## TASK
Give the data below again exactly as it stands. Omit the pictures.

## STORED DATA

----

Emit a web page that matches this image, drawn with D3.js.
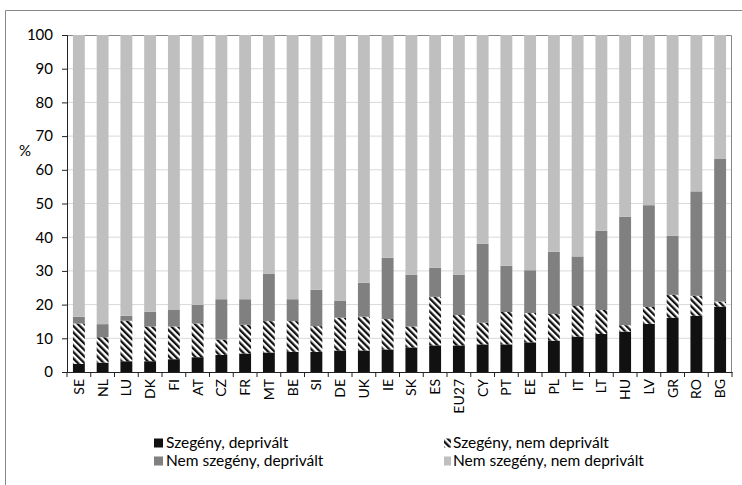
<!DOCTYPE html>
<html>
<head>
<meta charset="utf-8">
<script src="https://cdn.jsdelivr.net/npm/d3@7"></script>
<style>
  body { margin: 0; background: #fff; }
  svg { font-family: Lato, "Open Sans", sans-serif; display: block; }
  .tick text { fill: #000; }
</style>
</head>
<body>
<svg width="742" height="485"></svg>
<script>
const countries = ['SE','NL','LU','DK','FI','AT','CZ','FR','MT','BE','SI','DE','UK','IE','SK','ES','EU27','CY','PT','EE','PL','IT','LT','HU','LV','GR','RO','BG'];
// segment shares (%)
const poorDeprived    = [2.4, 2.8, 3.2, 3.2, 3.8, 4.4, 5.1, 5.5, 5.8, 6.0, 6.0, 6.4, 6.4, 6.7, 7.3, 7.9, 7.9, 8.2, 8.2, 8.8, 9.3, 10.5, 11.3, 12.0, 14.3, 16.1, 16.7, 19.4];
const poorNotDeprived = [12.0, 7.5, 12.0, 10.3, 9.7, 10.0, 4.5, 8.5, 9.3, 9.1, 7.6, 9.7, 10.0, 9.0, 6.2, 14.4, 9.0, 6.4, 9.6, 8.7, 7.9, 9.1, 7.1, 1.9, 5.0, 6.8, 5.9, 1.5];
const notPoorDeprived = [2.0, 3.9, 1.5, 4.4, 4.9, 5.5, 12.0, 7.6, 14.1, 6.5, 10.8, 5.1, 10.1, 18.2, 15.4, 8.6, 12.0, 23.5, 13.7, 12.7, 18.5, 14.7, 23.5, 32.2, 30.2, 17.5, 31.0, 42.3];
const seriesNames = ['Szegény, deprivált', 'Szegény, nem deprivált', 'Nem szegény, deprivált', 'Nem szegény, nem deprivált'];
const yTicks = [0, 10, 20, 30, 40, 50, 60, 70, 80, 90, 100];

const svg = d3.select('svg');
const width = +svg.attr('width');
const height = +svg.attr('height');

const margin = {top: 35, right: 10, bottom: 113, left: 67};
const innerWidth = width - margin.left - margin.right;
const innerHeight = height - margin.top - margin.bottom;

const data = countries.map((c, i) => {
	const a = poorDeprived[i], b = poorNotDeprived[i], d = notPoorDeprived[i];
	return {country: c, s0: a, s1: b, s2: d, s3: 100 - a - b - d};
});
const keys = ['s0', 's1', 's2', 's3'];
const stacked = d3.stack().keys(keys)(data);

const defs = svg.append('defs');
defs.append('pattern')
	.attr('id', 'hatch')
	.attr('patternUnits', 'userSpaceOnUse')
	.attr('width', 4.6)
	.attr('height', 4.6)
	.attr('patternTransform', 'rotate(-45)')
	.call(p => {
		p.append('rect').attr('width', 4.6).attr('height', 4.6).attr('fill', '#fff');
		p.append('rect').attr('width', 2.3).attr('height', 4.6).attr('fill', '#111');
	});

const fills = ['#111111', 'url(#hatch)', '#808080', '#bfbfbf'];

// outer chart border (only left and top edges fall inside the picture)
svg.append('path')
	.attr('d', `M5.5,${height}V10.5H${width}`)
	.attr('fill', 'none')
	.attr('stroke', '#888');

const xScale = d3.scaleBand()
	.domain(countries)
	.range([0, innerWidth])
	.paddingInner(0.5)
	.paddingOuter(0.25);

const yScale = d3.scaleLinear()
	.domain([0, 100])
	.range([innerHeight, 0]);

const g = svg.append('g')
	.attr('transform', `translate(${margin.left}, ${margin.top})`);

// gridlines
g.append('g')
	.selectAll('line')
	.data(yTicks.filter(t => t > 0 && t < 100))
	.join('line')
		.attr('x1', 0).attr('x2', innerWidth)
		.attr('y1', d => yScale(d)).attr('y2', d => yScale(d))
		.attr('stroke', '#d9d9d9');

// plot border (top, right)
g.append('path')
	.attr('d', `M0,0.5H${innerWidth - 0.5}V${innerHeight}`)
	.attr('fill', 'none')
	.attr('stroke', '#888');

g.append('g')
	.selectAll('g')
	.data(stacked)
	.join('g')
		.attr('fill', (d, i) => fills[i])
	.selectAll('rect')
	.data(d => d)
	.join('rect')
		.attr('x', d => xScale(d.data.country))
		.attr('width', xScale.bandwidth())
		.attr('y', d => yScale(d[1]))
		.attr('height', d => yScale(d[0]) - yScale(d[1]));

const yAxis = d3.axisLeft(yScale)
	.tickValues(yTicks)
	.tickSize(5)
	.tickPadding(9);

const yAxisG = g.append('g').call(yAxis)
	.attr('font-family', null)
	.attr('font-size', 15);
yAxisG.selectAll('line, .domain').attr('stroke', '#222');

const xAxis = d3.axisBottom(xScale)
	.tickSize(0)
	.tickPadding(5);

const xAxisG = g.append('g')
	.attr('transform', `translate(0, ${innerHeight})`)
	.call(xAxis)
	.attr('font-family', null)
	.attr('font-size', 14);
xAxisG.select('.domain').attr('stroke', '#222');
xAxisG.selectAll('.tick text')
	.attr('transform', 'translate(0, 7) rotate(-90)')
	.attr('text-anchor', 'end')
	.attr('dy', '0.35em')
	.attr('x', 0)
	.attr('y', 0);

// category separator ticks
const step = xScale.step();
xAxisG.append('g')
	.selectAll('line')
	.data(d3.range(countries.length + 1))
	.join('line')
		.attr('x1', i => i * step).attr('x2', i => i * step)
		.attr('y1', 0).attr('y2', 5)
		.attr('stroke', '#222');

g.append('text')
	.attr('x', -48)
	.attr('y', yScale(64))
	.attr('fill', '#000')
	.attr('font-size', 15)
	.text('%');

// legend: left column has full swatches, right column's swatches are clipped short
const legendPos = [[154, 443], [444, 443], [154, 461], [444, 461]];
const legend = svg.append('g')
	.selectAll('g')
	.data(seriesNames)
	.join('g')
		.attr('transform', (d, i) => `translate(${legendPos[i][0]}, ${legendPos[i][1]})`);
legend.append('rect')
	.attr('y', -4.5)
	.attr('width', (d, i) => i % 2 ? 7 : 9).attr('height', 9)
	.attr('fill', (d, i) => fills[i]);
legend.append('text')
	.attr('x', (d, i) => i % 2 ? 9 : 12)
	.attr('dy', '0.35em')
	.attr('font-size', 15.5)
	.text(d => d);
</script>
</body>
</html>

----

## WRITTEN RESPONSE
Emit a web page that matches this image, drawn with D3.js.
<!DOCTYPE html>
<html>
<head>
<meta charset="utf-8">
<script src="https://cdn.jsdelivr.net/npm/d3@7"></script>
<style>
  body { margin: 0; background: #fff; }
  svg { font-family: Lato, "Open Sans", sans-serif; display: block; }
  .tick text { fill: #000; }
</style>
</head>
<body>
<svg width="742" height="485"></svg>
<script>
const countries = ['SE','NL','LU','DK','FI','AT','CZ','FR','MT','BE','SI','DE','UK','IE','SK','ES','EU27','CY','PT','EE','PL','IT','LT','HU','LV','GR','RO','BG'];
// segment shares (%)
const poorDeprived    = [2.4, 2.8, 3.2, 3.2, 3.8, 4.4, 5.1, 5.5, 5.8, 6.0, 6.0, 6.4, 6.4, 6.7, 7.3, 7.9, 7.9, 8.2, 8.2, 8.8, 9.3, 10.5, 11.3, 12.0, 14.3, 16.1, 16.7, 19.4];
const poorNotDeprived = [12.0, 7.5, 12.0, 10.3, 9.7, 10.0, 4.5, 8.5, 9.3, 9.1, 7.6, 9.7, 10.0, 9.0, 6.2, 14.4, 9.0, 6.4, 9.6, 8.7, 7.9, 9.1, 7.1, 1.9, 5.0, 6.8, 5.9, 1.5];
const notPoorDeprived = [2.0, 3.9, 1.5, 4.4, 4.9, 5.5, 12.0, 7.6, 14.1, 6.5, 10.8, 5.1, 10.1, 18.2, 15.4, 8.6, 12.0, 23.5, 13.7, 12.7, 18.5, 14.7, 23.5, 32.2, 30.2, 17.5, 31.0, 42.3];
const seriesNames = ['Szegény, deprivált', 'Szegény, nem deprivált', 'Nem szegény, deprivált', 'Nem szegény, nem deprivált'];
const yTicks = [0, 10, 20, 30, 40, 50, 60, 70, 80, 90, 100];

const svg = d3.select('svg');
const width = +svg.attr('width');
const height = +svg.attr('height');

const margin = {top: 35, right: 10, bottom: 113, left: 67};
const innerWidth = width - margin.left - margin.right;
const innerHeight = height - margin.top - margin.bottom;

const data = countries.map((c, i) => {
	const a = poorDeprived[i], b = poorNotDeprived[i], d = notPoorDeprived[i];
	return {country: c, s0: a, s1: b, s2: d, s3: 100 - a - b - d};
});
const keys = ['s0', 's1', 's2', 's3'];
const stacked = d3.stack().keys(keys)(data);

const defs = svg.append('defs');
defs.append('pattern')
	.attr('id', 'hatch')
	.attr('patternUnits', 'userSpaceOnUse')
	.attr('width', 4.6)
	.attr('height', 4.6)
	.attr('patternTransform', 'rotate(-45)')
	.call(p => {
		p.append('rect').attr('width', 4.6).attr('height', 4.6).attr('fill', '#fff');
		p.append('rect').attr('width', 2.3).attr('height', 4.6).attr('fill', '#111');
	});

const fills = ['#111111', 'url(#hatch)', '#808080', '#bfbfbf'];

// outer chart border (only left and top edges fall inside the picture)
svg.append('path')
	.attr('d', `M5.5,${height}V10.5H${width}`)
	.attr('fill', 'none')
	.attr('stroke', '#888');

const xScale = d3.scaleBand()
	.domain(countries)
	.range([0, innerWidth])
	.paddingInner(0.5)
	.paddingOuter(0.25);

const yScale = d3.scaleLinear()
	.domain([0, 100])
	.range([innerHeight, 0]);

const g = svg.append('g')
	.attr('transform', `translate(${margin.left}, ${margin.top})`);

// gridlines
g.append('g')
	.selectAll('line')
	.data(yTicks.filter(t => t > 0 && t < 100))
	.join('line')
		.attr('x1', 0).attr('x2', innerWidth)
		.attr('y1', d => yScale(d)).attr('y2', d => yScale(d))
		.attr('stroke', '#d9d9d9');

// plot border (top, right)
g.append('path')
	.attr('d', `M0,0.5H${innerWidth - 0.5}V${innerHeight}`)
	.attr('fill', 'none')
	.attr('stroke', '#888');

g.append('g')
	.selectAll('g')
	.data(stacked)
	.join('g')
		.attr('fill', (d, i) => fills[i])
	.selectAll('rect')
	.data(d => d)
	.join('rect')
		.attr('x', d => xScale(d.data.country))
		.attr('width', xScale.bandwidth())
		.attr('y', d => yScale(d[1]))
		.attr('height', d => yScale(d[0]) - yScale(d[1]));

const yAxis = d3.axisLeft(yScale)
	.tickValues(yTicks)
	.tickSize(5)
	.tickPadding(9);

const yAxisG = g.append('g').call(yAxis)
	.attr('font-family', null)
	.attr('font-size', 15);
yAxisG.selectAll('line, .domain').attr('stroke', '#222');

const xAxis = d3.axisBottom(xScale)
	.tickSize(0)
	.tickPadding(5);

const xAxisG = g.append('g')
	.attr('transform', `translate(0, ${innerHeight})`)
	.call(xAxis)
	.attr('font-family', null)
	.attr('font-size', 14);
xAxisG.select('.domain').attr('stroke', '#222');
xAxisG.selectAll('.tick text')
	.attr('transform', 'translate(0, 7) rotate(-90)')
	.attr('text-anchor', 'end')
	.attr('dy', '0.35em')
	.attr('x', 0)
	.attr('y', 0);

// category separator ticks
const step = xScale.step();
xAxisG.append('g')
	.selectAll('line')
	.data(d3.range(countries.length + 1))
	.join('line')
		.attr('x1', i => i * step).attr('x2', i => i * step)
		.attr('y1', 0).attr('y2', 5)
		.attr('stroke', '#222');

g.append('text')
	.attr('x', -48)
	.attr('y', yScale(64))
	.attr('fill', '#000')
	.attr('font-size', 15)
	.text('%');

// legend: left column has full swatches, right column's swatches are clipped short
const legendPos = [[154, 443], [444, 443], [154, 461], [444, 461]];
const legend = svg.append('g')
	.selectAll('g')
	.data(seriesNames)
	.join('g')
		.attr('transform', (d, i) => `translate(${legendPos[i][0]}, ${legendPos[i][1]})`);
legend.append('rect')
	.attr('y', -4.5)
	.attr('width', (d, i) => i % 2 ? 7 : 9).attr('height', 9)
	.attr('fill', (d, i) => fills[i]);
legend.append('text')
	.attr('x', (d, i) => i % 2 ? 9 : 12)
	.attr('dy', '0.35em')
	.attr('font-size', 15.5)
	.text(d => d);
</script>
</body>
</html>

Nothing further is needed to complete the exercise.